_EXERCISE TASK_
Check every line of the entries that follow, and copy the ones containing "this".

■ ■ ■ ■ ■ ■ ■

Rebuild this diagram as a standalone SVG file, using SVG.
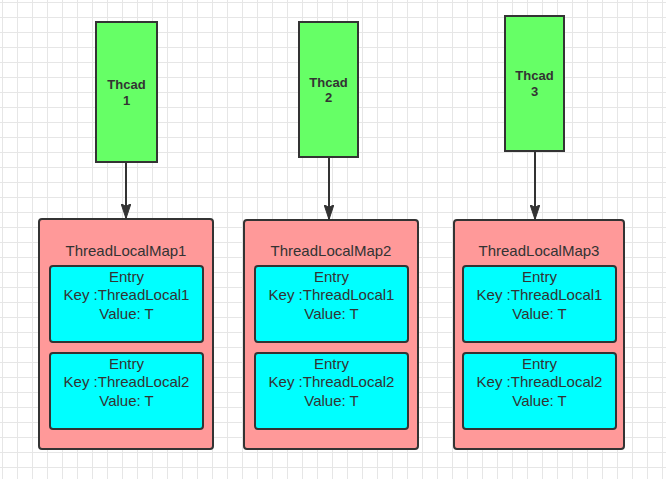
<svg xmlns="http://www.w3.org/2000/svg" width="666" height="479" viewBox="0 0 666 479">
<defs>
<pattern id="grid" x="2" y="2" width="15" height="15" patternUnits="userSpaceOnUse">
<path d="M0.5 0V15M0 0.5H15" stroke="#e6e6e6" stroke-width="1" fill="none"/>
</pattern>
<marker id="arr" viewBox="0 0 16 10" refX="15" refY="5" markerWidth="16" markerHeight="10" markerUnits="userSpaceOnUse" orient="auto">
<path d="M0 0L15 5L0 10L3 5Z" fill="#333" stroke="#333" stroke-width="1"/>
</marker>
</defs>
<style>
.thread{fill:#66FF66;stroke:#333;stroke-width:2}
.map{fill:#FF9999;stroke:#333;stroke-width:2}
.entry{fill:#00FFFF;stroke:#333;stroke-width:2}
.tt{font-family:"Liberation Sans",Arial,sans-serif;font-size:13px;font-weight:bold;fill:#333;text-anchor:middle}
.t{font-family:"Liberation Sans",Arial,sans-serif;font-size:15px;fill:#333;text-anchor:middle}
.conn{stroke:#333;stroke-width:2;fill:none;marker-end:url(#arr)}
</style>
<rect width="666" height="479" fill="#ffffff"/>
<rect width="666" height="479" fill="url(#grid)"/>

<g id="thread1">
<rect class="thread" x="96" y="22" width="61" height="140"/>
<text class="tt" x="126.5" y="89">Thcad</text>
<text class="tt" x="126.5" y="105">1</text>
</g>
<g id="thread2">
<rect class="thread" x="299" y="22" width="59" height="135"/>
<text class="tt" x="328.5" y="86.5">Thcad</text>
<text class="tt" x="328.5" y="102">2</text>
</g>
<g id="thread3">
<rect class="thread" x="505" y="16" width="59" height="135"/>
<text class="tt" x="534.5" y="80">Thcad</text>
<text class="tt" x="534.5" y="95.5">3</text>
</g>

<g id="map1">
<rect class="map" x="39" y="219" width="174" height="230" rx="3"/>
<text class="t" x="126" y="255.5">ThreadLocalMap1</text>
<rect class="entry" x="50" y="266" width="153" height="76" rx="3"/>
<text class="t" x="126.5" y="281.5">Entry</text>
<text class="t" x="126.5" y="300">Key :ThreadLocal1</text>
<text class="t" x="126.5" y="318.5">Value: T</text>
<rect class="entry" x="50" y="353" width="153" height="76" rx="3"/>
<text class="t" x="126.5" y="368.5">Entry</text>
<text class="t" x="126.5" y="387">Key :ThreadLocal2</text>
<text class="t" x="126.5" y="405.5">Value: T</text>
</g>
<g id="map2">
<rect class="map" x="244" y="220" width="174" height="229" rx="3"/>
<text class="t" x="331" y="255.5">ThreadLocalMap2</text>
<rect class="entry" x="255" y="266" width="153" height="76" rx="3"/>
<text class="t" x="331.5" y="281.5">Entry</text>
<text class="t" x="331.5" y="300">Key :ThreadLocal1</text>
<text class="t" x="331.5" y="318.5">Value: T</text>
<rect class="entry" x="255" y="353" width="153" height="76" rx="3"/>
<text class="t" x="331.5" y="368.5">Entry</text>
<text class="t" x="331.5" y="387">Key :ThreadLocal2</text>
<text class="t" x="331.5" y="405.5">Value: T</text>
</g>
<g id="map3">
<rect class="map" x="454" y="220" width="170" height="229" rx="3"/>
<text class="t" x="539" y="255.5">ThreadLocalMap3</text>
<rect class="entry" x="463" y="266" width="153" height="76" rx="3"/>
<text class="t" x="539.5" y="281.5">Entry</text>
<text class="t" x="539.5" y="300">Key :ThreadLocal1</text>
<text class="t" x="539.5" y="318.5">Value: T</text>
<rect class="entry" x="463" y="353" width="153" height="76" rx="3"/>
<text class="t" x="539.5" y="368.5">Entry</text>
<text class="t" x="539.5" y="387">Key :ThreadLocal2</text>
<text class="t" x="539.5" y="405.5">Value: T</text>
</g>

<g id="connectors">
<path class="conn" d="M126 162V218.5"/>
<path class="conn" d="M329 157V219.5"/>
<path class="conn" d="M535 151V219.5"/>
</g>
</svg>
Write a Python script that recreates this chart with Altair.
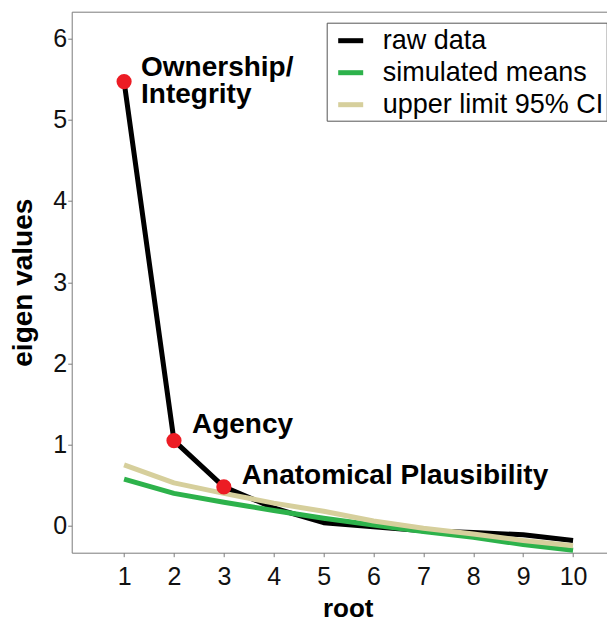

■ ■ ■ ■ ■ ■ ■

_TASK ANSWER_
Rebuild this diagram as a standalone SVG file, using SVG.
Write a Python script that recreates this chart with Altair.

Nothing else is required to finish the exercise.